You go through life, you make friends and then life changes and you may lose touch. Its just a way of life, even if you are on Facebook,Instagram, Twitter, and all the other social media sites, every millisecond. It just happens. Sometimes you get a chance to get back in touch. Sometimes you don't.
But then when cancer hits, and you get back in touch, its how you handle it.
Last year I reconnected with a friend from high school. We went out for a drink with another friend from high school. I chose not to share my cancer stories with her. It just didn't feel right. I didn't want to have that discussion at that time. I blogged about it then how I felt like a wimp because I didn't share. I have been burned before and just didn't want to go through that again.
Yesterday on Facebook I reconnected with an old roommate who I shared a house with two years after college.
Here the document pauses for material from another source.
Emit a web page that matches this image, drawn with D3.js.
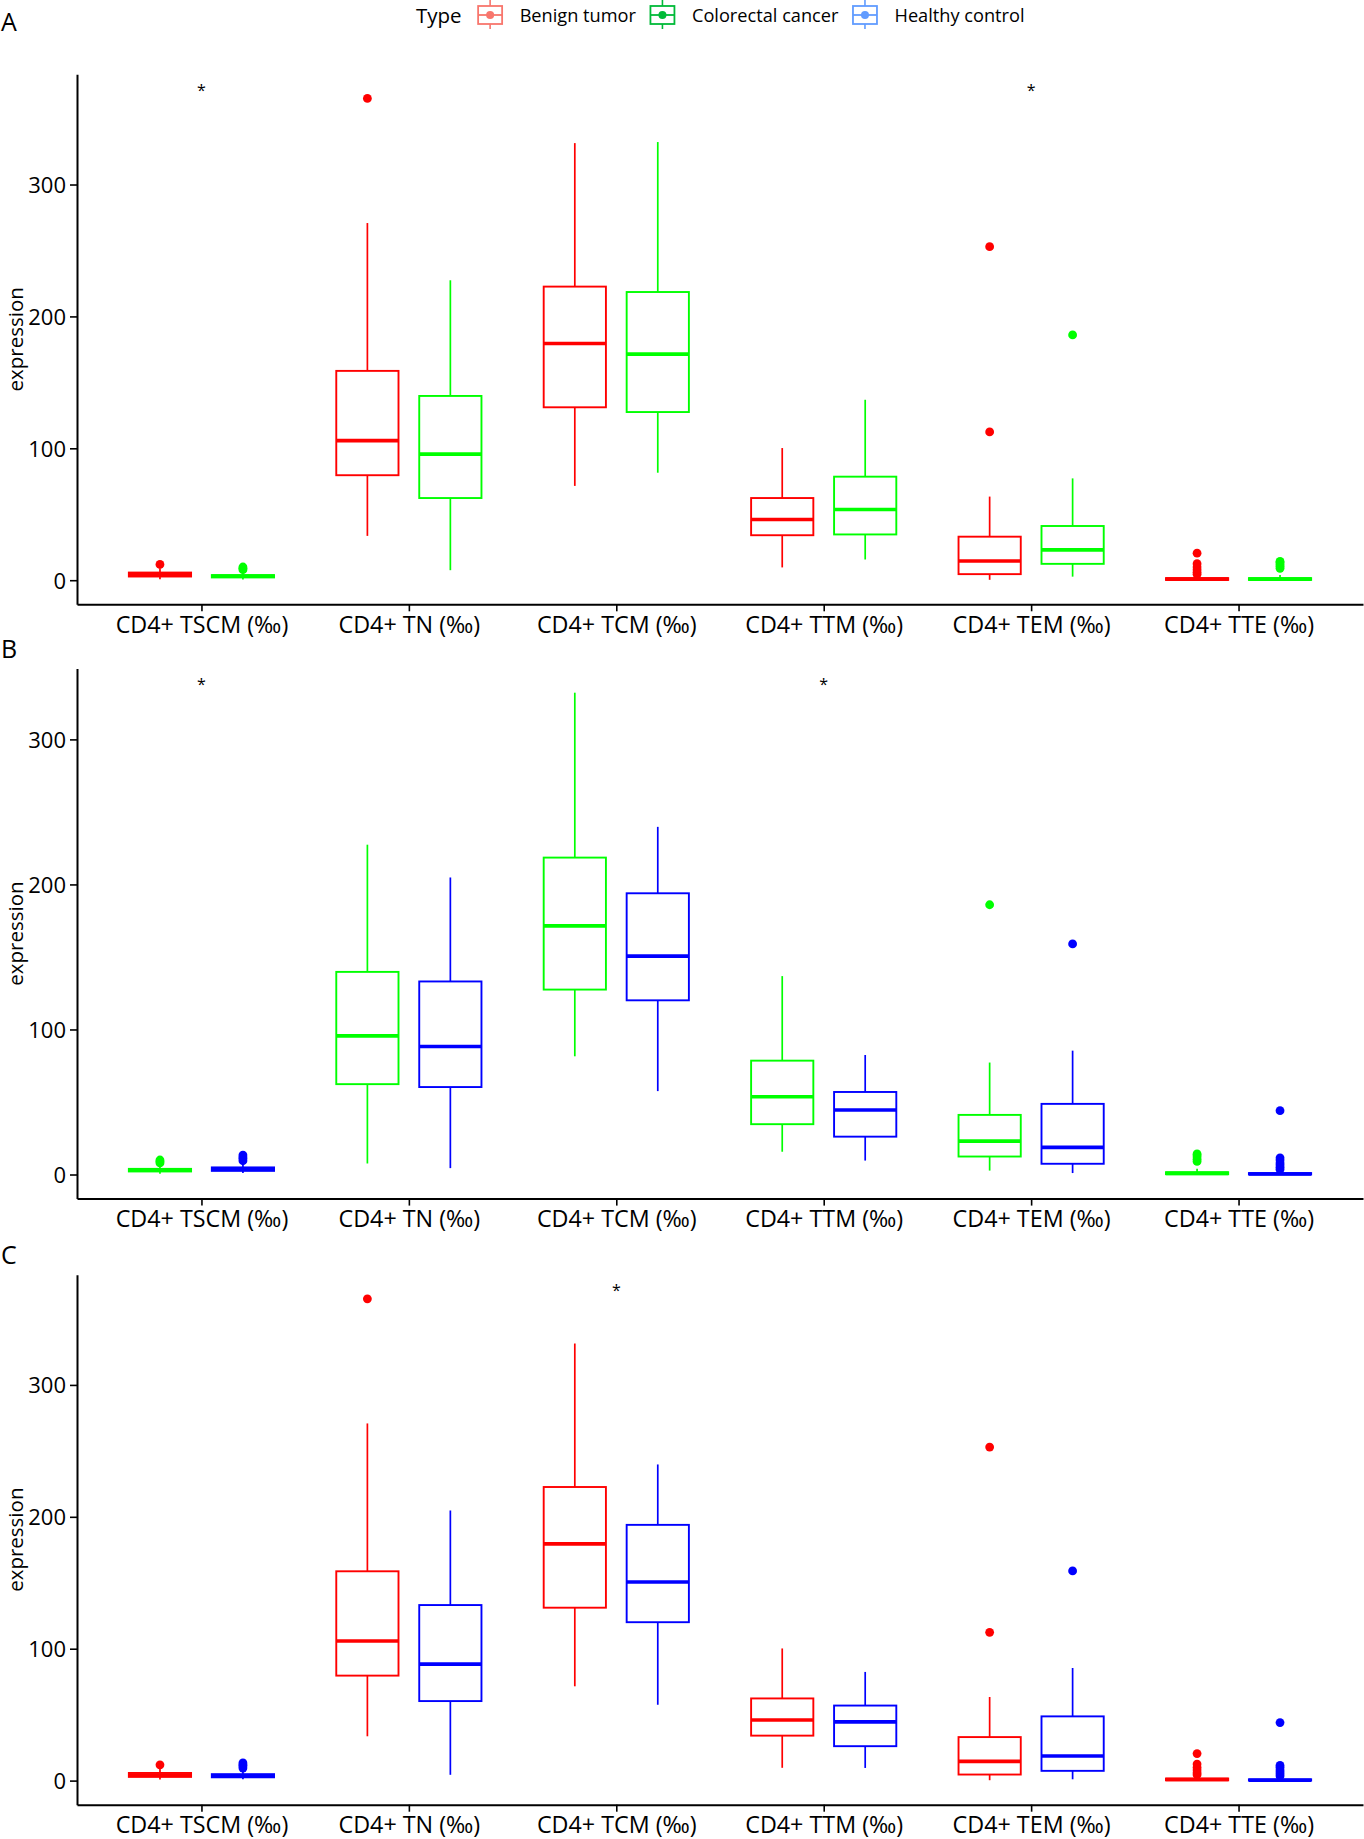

When she moved out, she and her fiance were planning a wedding and getting a house. We lost touch. But yesterday, she commented on something on my FB timeline referencing my health issues. So I sent her a PM and sent her to my blog to read about it.
Maybe it was because she had figured out my health wasn't stellar that I was more inclined to send her to my blog so she could see what my life is really like. Maybe it was because I know her personality and she wouldn't swoop down with those platitudes that would make her feel good but do nothing for me. Maybe it was because I at the other end of the internet and I could share with out being face to face. Maybe because I was really jealous of her FB picture of her sitting on a motorcycle.
I don't know about how I feel on this. Cancer can be a conversation killer to say the least. And too many times I have been burned and lost friends as a result. Wimpiness may still prevail here. I'm really on the fence with how I feel about this.